A premium publisher placement earns its value through audience quality, editorial trust, and depth of engagement. Those factors don't show up in a cost-per-click report, but they do show up in pipeline.
Frequently Asked Questions
What is the difference between sponsored content and native advertising?
The terms are often used interchangeably, but native advertising is the broader category — any paid content formatted to match its surrounding editorial environment, including short in-feed ads. Sponsored content typically refers to long-form editorial content paid for by a brand and hosted on a publisher's platform.
How much does sponsored content with a premium publisher typically cost?
Pricing varies widely based on audience size, niche, and content production scope. Request a media kit and look for transparent package pricing that separates production fees from placement fees. Flat-rate packages are the most common model at premium publishers.
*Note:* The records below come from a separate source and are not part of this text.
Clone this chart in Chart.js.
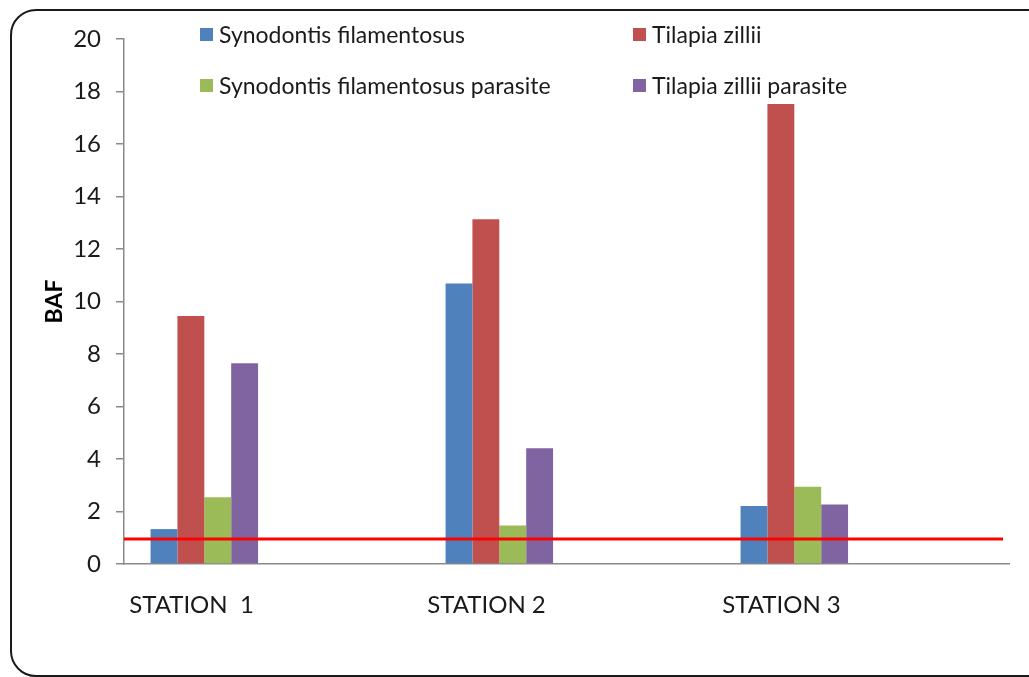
<!DOCTYPE html>
<html lang="en">
<head>
  <meta charset="UTF-8">
  <title>BAF by station</title>
  <script src="https://cdn.jsdelivr.net/npm/chart.js"></script>
  <style>
    html, body {
      margin: 0;
      padding: 0;
      background: #fff;
      overflow: hidden;
    }

    .wrap {
      position: relative;
      width: 1029px;
      height: 677px;
    }

    .frame {
      position: absolute;
      left: 10px;
      top: 9px;
      width: 1040px;
      height: 664px;
      border: 2px solid #1a1a1a;
      border-radius: 26px;
      pointer-events: none;
    }

    canvas {
      position: absolute;
      left: 0;
      top: 0;
    }

    /* legend, two columns like the original */
    .legend-item {
      position: absolute;
      display: flex;
      align-items: center;
      font-family: Lato, sans-serif;
      font-size: 23px;
      color: #1a1a1a;
      white-space: nowrap;
      line-height: 1;
    }

    .legend-item span.box {
      display: inline-block;
      width: 13px;
      height: 13px;
      margin-right: 6px;
    }
  </style>
</head>
<body>
  <div class="wrap">
    <canvas id="chart" width="1029" height="677"></canvas>
    <div class="frame"></div>
    <div id="legend"></div>
  </div>

  <script>
    // data
    var stations = ["STATION  1", "STATION 2", "STATION 3"];
    var seriesNames = [
      "Synodontis filamentosus",
      "Tilapia zillii",
      "Synodontis filamentosus parasite",
      "Tilapia zillii parasite"
    ];
    var synodontis = [1.33, 10.69, 2.21];
    var tilapia = [9.45, 13.13, 17.52];
    var synodontisParasite = [2.54, 1.47, 2.94];
    var tilapiaParasite = [7.65, 4.41, 2.27];
    var yTicks = [0, 2, 4, 6, 8, 10, 12, 14, 16, 18, 20];
    var referenceLine = 0.95;

    var colors = ["#4F81BD", "#C0504D", "#9BBB59", "#8064A2"];
    var values = [synodontis, tilapia, synodontisParasite, tilapiaParasite];

    var datasets = [];
    for (var i = 0; i < values.length; i++) {
      datasets.push({
        label: seriesNames[i],
        data: values[i],
        backgroundColor: colors[i],
        borderWidth: 0
      });
    }
    // empty slots so the four bars sit to the left of each category, as in the original
    for (var k = 0; k < 5; k++) {
      datasets.push({ label: "", data: [null, null, null], backgroundColor: "transparent" });
    }

    // html legend, 2 columns x 2 rows
    var legendPos = [[200, 34], [633, 34], [200, 85], [633, 85]];
    var legendEl = document.getElementById("legend");
    for (var j = 0; j < seriesNames.length; j++) {
      var item = document.createElement("div");
      item.className = "legend-item";
      item.style.left = legendPos[j][0] + "px";
      item.style.top = (legendPos[j][1] - 11) + "px";
      item.style.height = "22px";
      var box = document.createElement("span");
      box.className = "box";
      box.style.background = colors[j];
      item.appendChild(box);
      item.appendChild(document.createTextNode(seriesNames[j]));
      legendEl.appendChild(item);
    }

    var refLinePlugin = {
      id: "refLine",
      afterDatasetsDraw: function (chart) {
        var ctx = chart.ctx;
        var y = chart.scales.y.getPixelForValue(referenceLine);
        ctx.save();
        ctx.strokeStyle = "#FF0000";
        ctx.lineWidth = 3;
        ctx.beginPath();
        ctx.moveTo(chart.chartArea.left, y);
        ctx.lineTo(chart.chartArea.right - 6, y);
        ctx.stroke();
        ctx.restore();
      }
    };

    var ctx = document.getElementById("chart").getContext("2d");
    var chart = new Chart(ctx, {
      type: "bar",
      data: {
        labels: stations,
        datasets: datasets
      },
      options: {
        responsive: false,
        animation: false,
        categoryPercentage: 0.82,
        barPercentage: 1,
        layout: {
          padding: { top: 39, right: 20, left: 0, bottom: 0 }
        },
        plugins: {
          legend: { display: false },
          tooltip: { enabled: false }
        },
        scales: {
          x: {
            grid: { display: false },
            border: { display: true, color: "#8a8a8a", width: 1.5 },
            ticks: {
              font: { family: "Lato", size: 24 },
              color: "#1a1a1a",
              padding: 19,
              labelOffset: -80,
              maxRotation: 0
            },
            afterFit: function (scale) { scale.height = 113; }
          },
          y: {
            min: 0,
            max: 20,
            afterBuildTicks: function (scale) {
              scale.ticks = yTicks.map(function (v) { return { value: v }; });
            },
            grid: {
              display: true,
              drawOnChartArea: false,
              drawTicks: true,
              tickLength: 8,
              color: "#8a8a8a",
              lineWidth: 1.5
            },
            border: { display: true, color: "#8a8a8a", width: 1.5 },
            ticks: {
              font: { family: "Lato", size: 24 },
              color: "#1a1a1a",
              padding: 15
            },
            title: {
              display: true,
              text: "BAF",
              font: { family: "Lato", size: 23, weight: "bold" },
              color: "#000",
              padding: { top: 41, bottom: 0 }
            },
            afterFit: function (scale) { scale.width = 124; }
          }
        }
      },
      plugins: [refLinePlugin]
    });
  </script>
</body>
</html>
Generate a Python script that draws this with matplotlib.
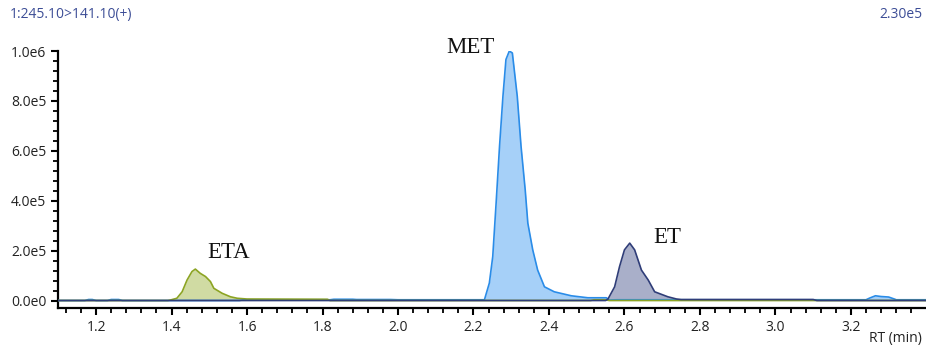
import matplotlib
matplotlib.use("Agg")
import matplotlib.pyplot as plt
from matplotlib.ticker import MultipleLocator, FuncFormatter

# retention time (min) / intensity
met_rt = [1.10, 1.17, 1.18, 1.19, 1.20, 1.23, 1.24, 1.26, 1.27, 1.58, 1.59, 1.82, 1.83, 1.88,
          1.89, 1.98, 2.00, 2.22, 2.229, 2.242, 2.251, 2.260, 2.269, 2.278, 2.286, 2.295,
          2.303, 2.316, 2.326, 2.337, 2.344, 2.357, 2.370, 2.388, 2.414, 2.459, 2.503,
          2.552, 2.560, 2.58, 3.24, 3.25, 3.265, 3.28, 3.30, 3.317, 3.32, 3.40]
met_int = [0, 0, 4e3, 4e3, 0, 0, 4e3, 4e3, 0, 0, 3e3, 3e3, 5e3, 5e3,
           4e3, 4e3, 3e3, 3e3, 3e3, 70e3, 176e3, 392e3, 618e3, 818e3, 966e3, 1.0e6,
           992e3, 818e3, 618e3, 444e3, 310e3, 203e3, 122e3, 55e3, 35e3, 19e3, 11e3,
           11e3, 2e3, 3e3, 3e3, 10e3, 19e3, 16e3, 14e3, 5e3, 3e3, 3e3]

et_rt = [1.10, 2.55, 2.556, 2.574, 2.587, 2.600, 2.614, 2.627, 2.645, 2.663, 2.680,
         2.715, 2.738, 2.75, 3.10, 3.11, 3.40]
et_int = [0, 0, 5e3, 55e3, 136e3, 203e3, 230e3, 203e3, 122e3, 82e3, 35e3,
          15e3, 6e3, 4e3, 4e3, 0, 0]

eta_rt = [1.10, 1.39, 1.397, 1.414, 1.428, 1.441, 1.454, 1.463, 1.476, 1.490, 1.503,
          1.512, 1.534, 1.556, 1.574, 1.60, 1.813, 1.82, 2.51, 2.52, 2.55, 2.56, 3.40]
eta_int = [0, 0, 2e3, 9e3, 35e3, 82e3, 116e3, 126e3, 109e3, 96e3, 76e3,
           49e3, 29e3, 15e3, 9e3, 6e3, 5e3, 0, 0, 3e3, 3e3, 0, 0]

peak_names = ["ETA", "MET", "ET"]
peak_pos = [(1.551, 1.91e5), (2.193, 1.014e6), (2.714, 2.51e5)]

fig = plt.figure(figsize=(9.26, 3.51), dpi=100)
ax = fig.add_axes([0.0626, 0.1225, 0.9374, 0.7322])

ax.fill_between(met_rt, met_int, color="#a6d0f8", lw=0, zorder=2)
ax.fill_between(eta_rt, eta_int, color="#d0dba3", lw=0, zorder=2)
ax.fill_between(et_rt, et_int, color="#a9afc9", lw=0, zorder=2)
ax.plot(met_rt, met_int, color="#2a8ce8", lw=1.2, zorder=3)
ax.plot(eta_rt, eta_int, color="#8ca423", lw=1.2, zorder=3)
ax.plot(et_rt, et_int, color="#2f3d78", lw=1.2, zorder=4)

for name, (x, y) in zip(peak_names, peak_pos):
    ax.text(x, y, name, ha="center", va="center", fontsize=16.5,
            family="Liberation Serif", color="#111111")

ax.set_xlim(1.099, 3.399)
ax.set_ylim(-3e4, 1.0e6)
ax.xaxis.set_major_locator(MultipleLocator(0.2))
ax.xaxis.set_minor_locator(MultipleLocator(0.04))
ax.yaxis.set_major_locator(MultipleLocator(2e5))
ax.yaxis.set_minor_locator(MultipleLocator(4e4))
ax.xaxis.set_major_formatter(FuncFormatter(lambda v, p: f"{v:.1f}"))

def sci(v, p):
    if v == 0:
        return "0.0e0"
    m, e = f"{v:.1e}".split("e")
    return f"{m}e{int(e)}"

ax.yaxis.set_major_formatter(FuncFormatter(sci))

for s in ["top", "right"]:
    ax.spines[s].set_visible(False)
for s in ["left", "bottom"]:
    ax.spines[s].set_linewidth(1.6)
    ax.spines[s].set_color("black")
ax.tick_params(which="major", length=5, width=1.5, direction="out", labelsize=10,
               labelcolor="#222222")
ax.tick_params(which="minor", length=3.5, width=1.3, direction="out")
for lbl in ax.get_xticklabels() + ax.get_yticklabels():
    lbl.set_family("Open Sans")

fig.text(0.011, 0.96, "1:245.10>141.10(+)", color="#3c4d96", fontsize=10,
         family="Open Sans", ha="left", va="center")
fig.text(0.996, 0.96, "2.30e5", color="#3c4d96", fontsize=10,
         family="Open Sans", ha="right", va="center")
fig.text(0.996, 0.037, "RT (min)", color="#222222", fontsize=10,
         family="Open Sans", ha="right", va="center")

plt.savefig("out.png", dpi=100)
plt.close(fig)
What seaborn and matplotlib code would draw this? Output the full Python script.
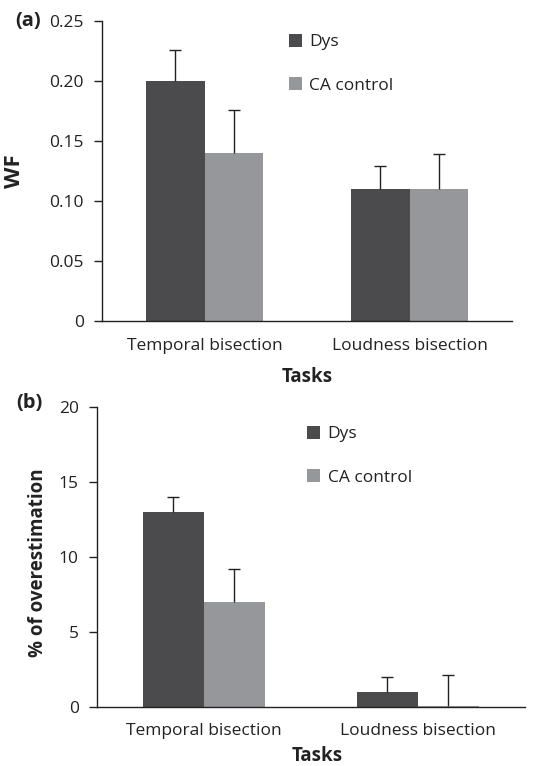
import matplotlib

matplotlib.use("Agg")
import matplotlib.pyplot as plt
import pandas as pd
import seaborn as sns

tasks = ["Temporal bisection", "Loudness bisection"]
groups = ["Dys", "CA control"]

wf_dys = [0.20, 0.11]
wf_ca = [0.14, 0.11]
wf_dys_err = [0.026, 0.019]
wf_ca_err = [0.036, 0.029]

over_dys = [13.0, 1.0]
over_ca = [7.0, 0.05]
over_dys_err = [1.0, 1.0]
over_ca_err = [2.2, 2.1]

sns.set_theme(style="white")
plt.rcParams["font.family"] = ["Open Sans", "DejaVu Sans"]

palette = {"Dys": "#4b4b4d", "CA control": "#96979a"}
ink = "#222222"


def make_df(dys, ca, dys_err, ca_err):
    rows = []
    for i, t in enumerate(tasks):
        rows.append({"task": t, "group": "Dys", "value": dys[i], "err": dys_err[i]})
        rows.append({"task": t, "group": "CA control", "value": ca[i], "err": ca_err[i]})
    return pd.DataFrame(rows)


def draw_panel(ax, df, ylim, yticks, yticklabels, leg_anchor, xlab_coords):
    sns.barplot(data=df, x="task", y="value", hue="group", hue_order=groups,
                order=tasks, palette=palette, width=0.57, errorbar=None,
                saturation=1, ax=ax, linewidth=0)
    # upper-only error bars at the centres of the drawn bars
    for grp, container in zip(groups, ax.containers):
        sub = df[df["group"] == grp].set_index("task").loc[tasks]
        xs = [p.get_x() + p.get_width() / 2 for p in container.patches]
        _, caps, _ = ax.errorbar(xs, sub["value"], yerr=[[0] * len(xs), sub["err"]], fmt="none",
                                 ecolor=ink, elinewidth=1.0, capsize=4.5, capthick=1.0)
        for cap in caps:
            if list(cap.get_ydata()) == list(sub["value"]):
                cap.set_visible(False)
    ax.set_xlim(-0.5, 1.5)
    ax.set_ylim(*ylim)
    ax.set_yticks(yticks)
    ax.set_yticklabels(yticklabels)
    ax.set_xticks([-0.5, 0.5, 1.5], minor=True)
    ax.tick_params(axis="x", which="major", length=0, pad=12, labelsize=12.5, colors=ink)
    ax.tick_params(axis="x", which="minor", length=6, width=1, color=ink, direction="out")
    ax.tick_params(axis="y", length=6, width=1, color=ink, direction="out",
                   left=True, pad=7, labelsize=12.5, labelcolor=ink)
    sns.despine(ax=ax)
    for s in ("left", "bottom"):
        ax.spines[s].set_color(ink)
        ax.spines[s].set_linewidth(1.0)
    ax.set_xlabel("Tasks", fontsize=13.5, fontweight="bold", color=ink)
    ax.xaxis.set_label_coords(*xlab_coords)
    ax.legend(frameon=False, loc="upper left", bbox_to_anchor=leg_anchor,
              handlelength=0.75, handleheight=0.75, handletextpad=0.45,
              labelspacing=1.55, fontsize=12.5, borderaxespad=0, borderpad=0,
              labelcolor=ink)


fig = plt.figure(figsize=(5.34, 7.66), dpi=100)
ax_a = fig.add_axes([0.191, 0.581, 0.768, 0.3916])
ax_b = fig.add_axes([0.1816, 0.0774, 0.8014, 0.3909])

draw_panel(ax_a, make_df(wf_dys, wf_ca, wf_dys_err, wf_ca_err), (0, 0.25),
           [0, 0.05, 0.10, 0.15, 0.20, 0.25], ["0", "0.05", "0.10", "0.15", "0.20", "0.25"],
           (0.455, 0.957), (0.5, -0.153))
ax_a.set_ylabel("WF", fontsize=16, fontweight="bold", color=ink)
draw_panel(ax_b, make_df(over_dys, over_ca, over_dys_err, over_ca_err), (0, 20),
           [0, 5, 10, 15, 20], ["0", "5", "10", "15", "20"],
           (0.49, 0.938), (0.514, -0.13))
ax_b.set_ylabel("% of overestimation", fontsize=13.5, fontweight="bold", color=ink)
ax_a.yaxis.set_label_coords(-0.188, 0.5)
ax_b.yaxis.set_label_coords(-0.114, 0.48)

fig.text(0.028, 0.973, "(a)", fontsize=14.5, fontweight="bold", color=ink, va="center")
fig.text(0.030, 0.474, "(b)", fontsize=14.5, fontweight="bold", color=ink, va="center")

fig.savefig("out.png", dpi=100)
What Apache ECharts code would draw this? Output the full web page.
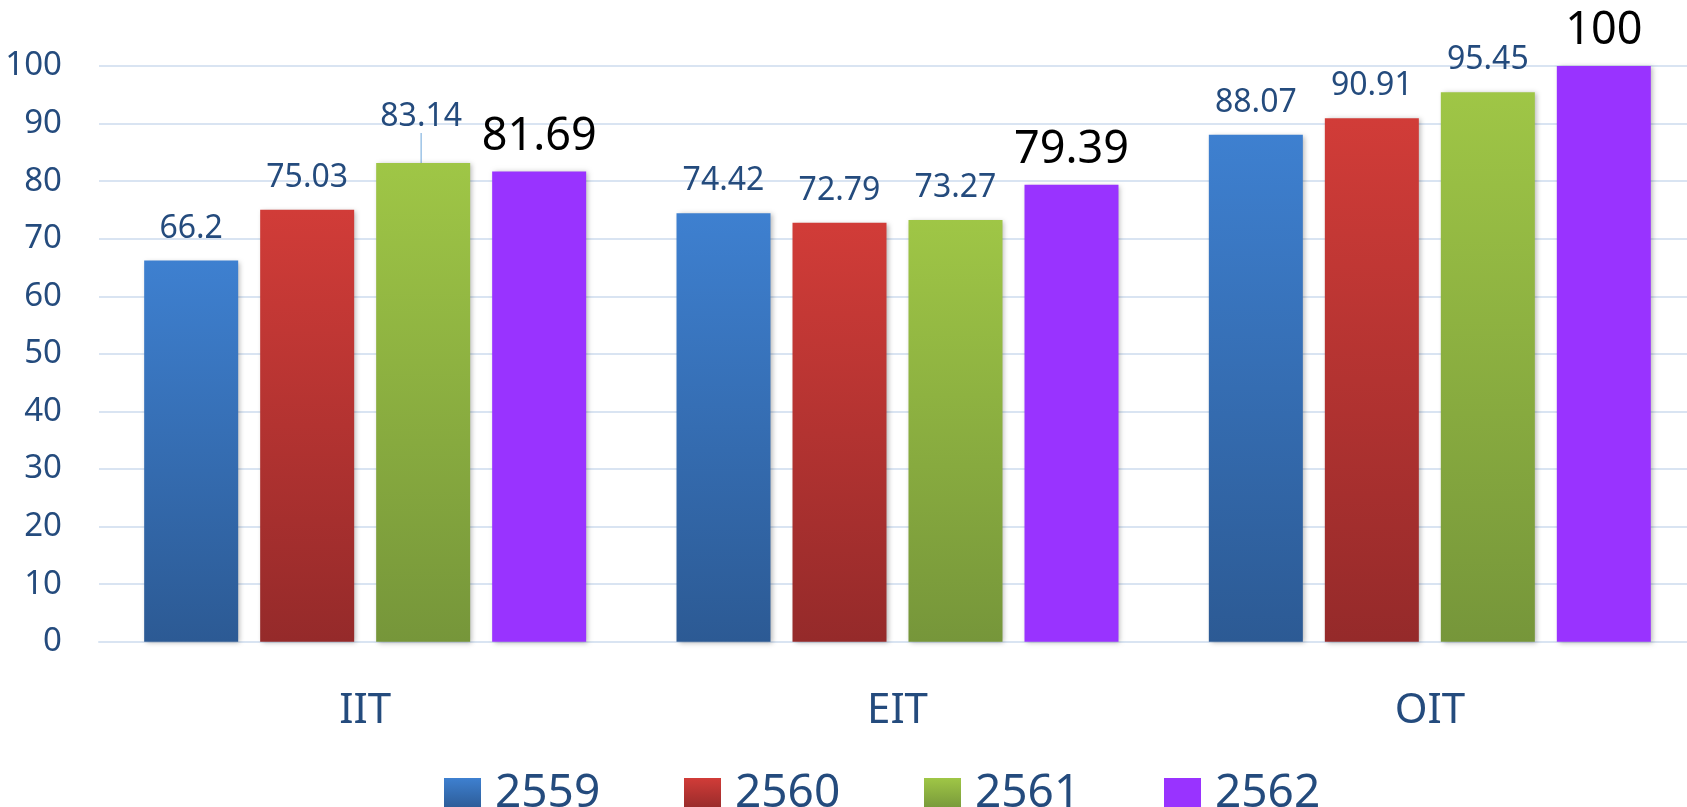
<!DOCTYPE html>
<html>
<head>
<meta charset="utf-8">
<script src="https://cdn.jsdelivr.net/npm/echarts@6/dist/echarts.min.js"></script>
<style>
  html, body { margin: 0; padding: 0; background: #fff; }
  #main { width: 1687px; height: 807px; }
</style>
</head>
<body>
<div id="main"></div>
<script>
var categories = ['IIT', 'EIT', 'OIT'];
var years = ['2559', '2560', '2561', '2562'];
var v2559 = [66.2, 74.42, 88.07];
var v2560 = [75.03, 72.79, 90.91];
var v2561 = [83.14, 73.27, 95.45];
var v2562 = [81.69, 79.39, 100];
var yTicks = [0, 10, 20, 30, 40, 50, 60, 70, 80, 90, 100];

var textBlue = '#244b7d';
var gridColor = '#d9e4f2';

function grad(top, bottom) {
    return new echarts.graphic.LinearGradient(0, 0, 0, 1, [
        {offset: 0, color: top},
        {offset: 1, color: bottom}
    ]);
}

var fills = [
    grad('#3e80d0', '#2c5a94'),
    grad('#d13c38', '#952a2a'),
    grad('#9fc646', '#76963a'),
    '#9933ff'
];

var values = [v2559, v2560, v2561, v2562];

var dom = document.getElementById('main');
var myChart = echarts.init(dom);

var series = years.map(function (y, i) {
    var last = i === 3;
    return {
        name: y,
        type: 'bar',
        barWidth: 94,
        barGap: '23.4%',
        // only the IIT 2561 label is lifted, with a leader line
        data: values[i].map(function (v, k) {
            if (i === 2 && k === 0) {
                return {value: v, labelLine: {show: true}};
            }
            return v;
        }),
        itemStyle: {
            color: fills[i],
            shadowBlur: 5,
            shadowColor: 'rgba(0,0,0,0.28)',
            shadowOffsetX: 2,
            shadowOffsetY: 1
        },
        label: {
            show: true,
            position: 'top',
            distance: last ? 12 : 16,
            fontFamily: 'Noto Sans',
            fontSize: last ? 45 : 32,
            color: last ? '#000' : textBlue
        },
        labelLine: {
            show: false,
            lineStyle: {color: '#9dc3e6', width: 1.5}
        },
        labelLayout: i === 2 ? function (p) {
            if (p.dataIndex === 0) return {dy: -14, dx: -2};
            return {};
        } : undefined
    };
});

option = {
    animation: false,
    textStyle: {fontFamily: 'Noto Sans'},
    grid: {
        left: 99,
        width: 1597,
        top: 66,
        bottom: 165.3,
        outerBoundsMode: 'none'
    },
    legend: {
        data: years,
        left: 439,
        top: 766,
        itemWidth: 37,
        itemHeight: 32,
        itemGap: 79,
        icon: 'rect',
        textStyle: {
            fontSize: 46,
            lineHeight: 46,
            width: 110,
            color: textBlue,
            padding: [0, 0, 0, 9]
        }
    },
    xAxis: {
        type: 'category',
        data: categories,
        axisTick: {show: false},
        axisLine: {lineStyle: {color: gridColor, width: 2}},
        axisLabel: {
            margin: 48,
            fontSize: 42,
            color: textBlue
        }
    },
    yAxis: {
        type: 'value',
        min: yTicks[0],
        max: yTicks[yTicks.length - 1],
        interval: yTicks[1] - yTicks[0],
        axisLine: {show: false},
        axisTick: {show: false},
        splitLine: {lineStyle: {color: gridColor, width: 2}},
        axisLabel: {
            margin: 37,
            fontSize: 33,
            color: textBlue
        }
    },
    series: series
};

if (option && typeof option === 'object') {
    myChart.setOption(option, true);
}
</script>
</body>
</html>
How do I know if a publisher's audience matches my target customer?
Request a detailed media kit with geographic distribution, professional profile, open rates, and CTR data. Ask specifically about subscriber industry, seniority, and geography — not just total subscriber count. A smaller, well-matched audience will consistently outperform a large, unfocused one.
What metrics should I use to measure sponsored content performance?
Focus on engaged read time, CTR on content and embedded links, reach, and brand lift. Sponsored content is a brand-building channel — measuring it on direct conversion rates will undervalue the placement.
Can sponsored content work for B2B brands?
B2B brands are among the strongest candidates. Specialized newsletters reaching professionals and decision-makers are ideal for thought leadership, product education, and executive-level awareness campaigns. The audience self-selects by topic, which eliminates much of the targeting guesswork from the start.
Does sponsored content get blocked by ad blockers?
Newsletter-based sponsored content bypasses ad blockers entirely. It's delivered as editorial content within an email, not as a display ad unit, giving it guaranteed visibility that web and social placements cannot match.